Oui, on peut considérer comme fondées les demandes d’indemnités pour harcèlement formulées par 423 d’entre eux, lorsque l’on découvre les manœuvres et les manipulations indignes accomplies par les dirigeants. Celles qui ont consisté, tout d’abord, à vider l’usine d’Amiens de son activité et à programmer son obsolescence et ensuite à créer des conditions intenables pour les salariés : passage en 4x8 alors que cela n’existe dans aucune autre usine européenne, exercice d’un contrôle draconien des horaires, sanction pour le moindre retard alors qu’il n’y a aucune tâche à exécuter. En termes psychologiques, cela s’appelle une double contrainte et chacun sait que cela peut rendre fou ! Une atteinte que même des sommes colossales ne parviendraient sans doute pas à réparer.

Dès aujourd’hui une victoire, celle de la solidarité et de la convergence

La solidité du dossier présenté par l’avocat des salariés peut nourrir leur espoir d’ici le rendu de jugement, dans plusieurs mois. L’attente pourra par moments paraître longue, mais les Goodyears sont décidés à tenir bon, que Goodyear fasse appel ou qu’ils soient amenés eux-mêmes à le faire.

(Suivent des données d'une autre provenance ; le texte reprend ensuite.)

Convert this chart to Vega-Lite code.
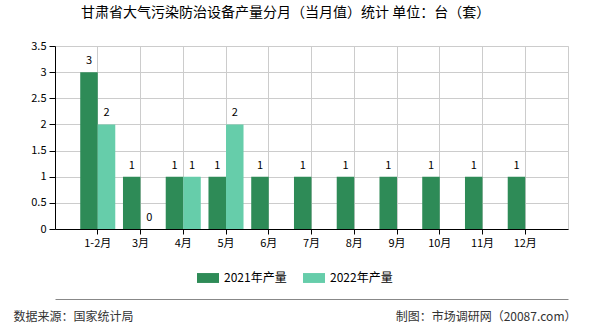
{
  "$schema": "https://vega.github.io/schema/vega-lite/v6.json",
  "width": 513,
  "height": 183,
  "autosize": {"type": "none"},
  "padding": {"left": 55, "top": 46, "right": 22, "bottom": 101},
  "background": "white",
  "config": {
    "font": "Noto Sans CJK SC",
    "view": {"stroke": "#cccccc"}
  },
  "title": {
    "text": "甘肃省大气污染防治设备产量分月（当月值）统计 单位：台（套）",
    "anchor": "start",
    "frame": "group",
    "dx": 26,
    "fontSize": 14,
    "fontWeight": "normal",
    "color": "#000000",
    "baseline": "middle",
    "offset": 13
  },
  "data": {
    "values": [
      {"month": "1-2月", "series": "2021年产量", "value": 3},
      {"month": "3月", "series": "2021年产量", "value": 1},
      {"month": "4月", "series": "2021年产量", "value": 1},
      {"month": "5月", "series": "2021年产量", "value": 1},
      {"month": "6月", "series": "2021年产量", "value": 1},
      {"month": "7月", "series": "2021年产量", "value": 1},
      {"month": "8月", "series": "2021年产量", "value": 1},
      {"month": "9月", "series": "2021年产量", "value": 1},
      {"month": "10月", "series": "2021年产量", "value": 1},
      {"month": "11月", "series": "2021年产量", "value": 1},
      {"month": "12月", "series": "2021年产量", "value": 1},
      {"month": "1-2月", "series": "2022年产量", "value": 2},
      {"month": "3月", "series": "2022年产量", "value": 0},
      {"month": "4月", "series": "2022年产量", "value": 1},
      {"month": "5月", "series": "2022年产量", "value": 2}
    ]
  },
  "layer": [
    {
      "mark": {"type": "bar"},
      "encoding": {
        "x": {
          "field": "month", "type": "nominal",
          "sort": ["1-2月","3月","4月","5月","6月","7月","8月","9月","10月","11月","12月"],
          "scale": {"paddingInner": 0, "paddingOuter": 0.5},
          "axis": {
            "title": null, "labelAngle": 0, "grid": true, "gridColor": "#cccccc",
            "bandPosition": 0.5, "tickSize": 5, "tickColor": "#000000",
            "domainColor": "#000000", "labelPadding": 3, "labelFontSize": 11,
            "labelColor": "#000000"
          }
        },
        "xOffset": {
          "field": "series", "type": "nominal", "sort": ["2021年产量","2022年产量"],
          "scale": {"paddingInner": 0, "paddingOuter": 0.22}
        },
        "y": {
          "field": "value", "type": "quantitative",
          "scale": {"domain": [0, 3.5]},
          "axis": {
            "values": [0, 0.5, 1, 1.5, 2, 2.5, 3, 3.5], "format": "~g",
            "labelOverlap": false,
            "grid": true, "gridColor": "#cccccc", "domainColor": "#000000",
            "tickColor": "#000000", "tickSize": 6, "labelPadding": 3,
            "labelFontSize": 11, "labelColor": "#000000",
            "title": "数据来源：国家统计局", "titleAngle": 0, "titleX": -42, "titleY": 270,
            "titleAlign": "left", "titleBaseline": "middle", "titleFontSize": 12,
            "titleFontWeight": "normal", "titleColor": "#333333"
          }
        },
        "color": {
          "field": "series", "type": "nominal",
          "scale": {"domain": ["2021年产量","2022年产量"], "range": ["#2e8b57","#66cdaa"]},
          "legend": {
            "title": null, "orient": "none", "legendX": 142, "legendY": 221,
            "direction": "horizontal", "symbolType": "M-1,-0.45H1V0.45H-1Z",
            "symbolSize": 484, "symbolStrokeWidth": 0, "labelFontSize": 12,
            "labelOffset": 5, "columnPadding": 16, "labelColor": "#000000"
          }
        }
      }
    },
    {
      "mark": {"type": "text", "baseline": "middle", "dy": -11, "fontSize": 11, "color": "#000000"},
      "encoding": {
        "x": {
          "field": "month", "type": "nominal",
          "sort": ["1-2月","3月","4月","5月","6月","7月","8月","9月","10月","11月","12月"],
          "axis": {
            "orient": "bottom", "offset": 70, "domain": true, "domainColor": "#888888", "domainWidth": 1,
            "labels": false, "ticks": false, "grid": false,
            "title": "制图：市场调研网（20087.com）", "titleX": 521, "titleY": 17,
            "titleAlign": "right", "titleBaseline": "middle", "titleFontSize": 12,
            "titleFontWeight": "normal", "titleColor": "#333333"
          }
        },
        "xOffset": {"field": "series", "type": "nominal", "sort": ["2021年产量","2022年产量"]},
        "y": {
          "field": "value", "type": "quantitative",
          "scale": {"domain": [0, 3.5]},
          "axis": {
            "values": [0, 0.5, 1, 1.5, 2, 2.5, 3, 3.5], "format": "~g",
            "labelOverlap": false,
            "grid": true, "gridColor": "#cccccc", "domainColor": "#000000",
            "tickColor": "#000000", "tickSize": 6, "labelPadding": 3,
            "labelFontSize": 11, "labelColor": "#000000",
            "title": "数据来源：国家统计局", "titleAngle": 0, "titleX": -42, "titleY": 270,
            "titleAlign": "left", "titleBaseline": "middle", "titleFontSize": 12,
            "titleFontWeight": "normal", "titleColor": "#333333"
          }
        },
        "text": {"field": "value", "type": "quantitative"}
      }
    }
  ],
  "resolve": {"axis": {"x": "independent"}}
}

Pour tenir, ils peuvent s’appuyer sur une première victoire déjà acquise, celle de la solidarité et de la convergence qui s’est manifestée à Amiens. Des délégations de secteurs en lutte ont tenu à venir les soutenir : les salariés de Ford Blanquefort venus de Bordeaux et dont la situation actuelle rappelle douloureusement celle des Goodyear en 2014 ; les voisins de l’hôpital Pinel d’Amiens en grève depuis 111 jours contre la destruction des soins hospitaliers, la détresse des soignants, des patients et des familles, particulièrement en psychiatrie ; les postiers du 92, en grève depuis 6 mois et qui n’en peuvent plus de subir les réorganisations incessantes, la destruction des métiers et la répression syndicale.

Mais, comme le souligne Mickaël Wamen, seule la convergence pourra permettre à terme de gagner. Cette convergence « qu’il a appelée de toutes ses forces pendant les 7 ans qu’a duré la lutte des Goodyear ». Il rappelle que c’est pour cette raison qu’il a demandé aux Ford Blanquefort de venir les soutenir à Amiens. C’est pour cela qu’il ira les soutenir le 12 octobre au salon de l’auto. Car, face à nous, les patrons, eux, n’ont pas oublié « la lutte des classes » et même « la guerre des classes ».
Et il conclut en promettant « on va continuer à agréger les luttes ».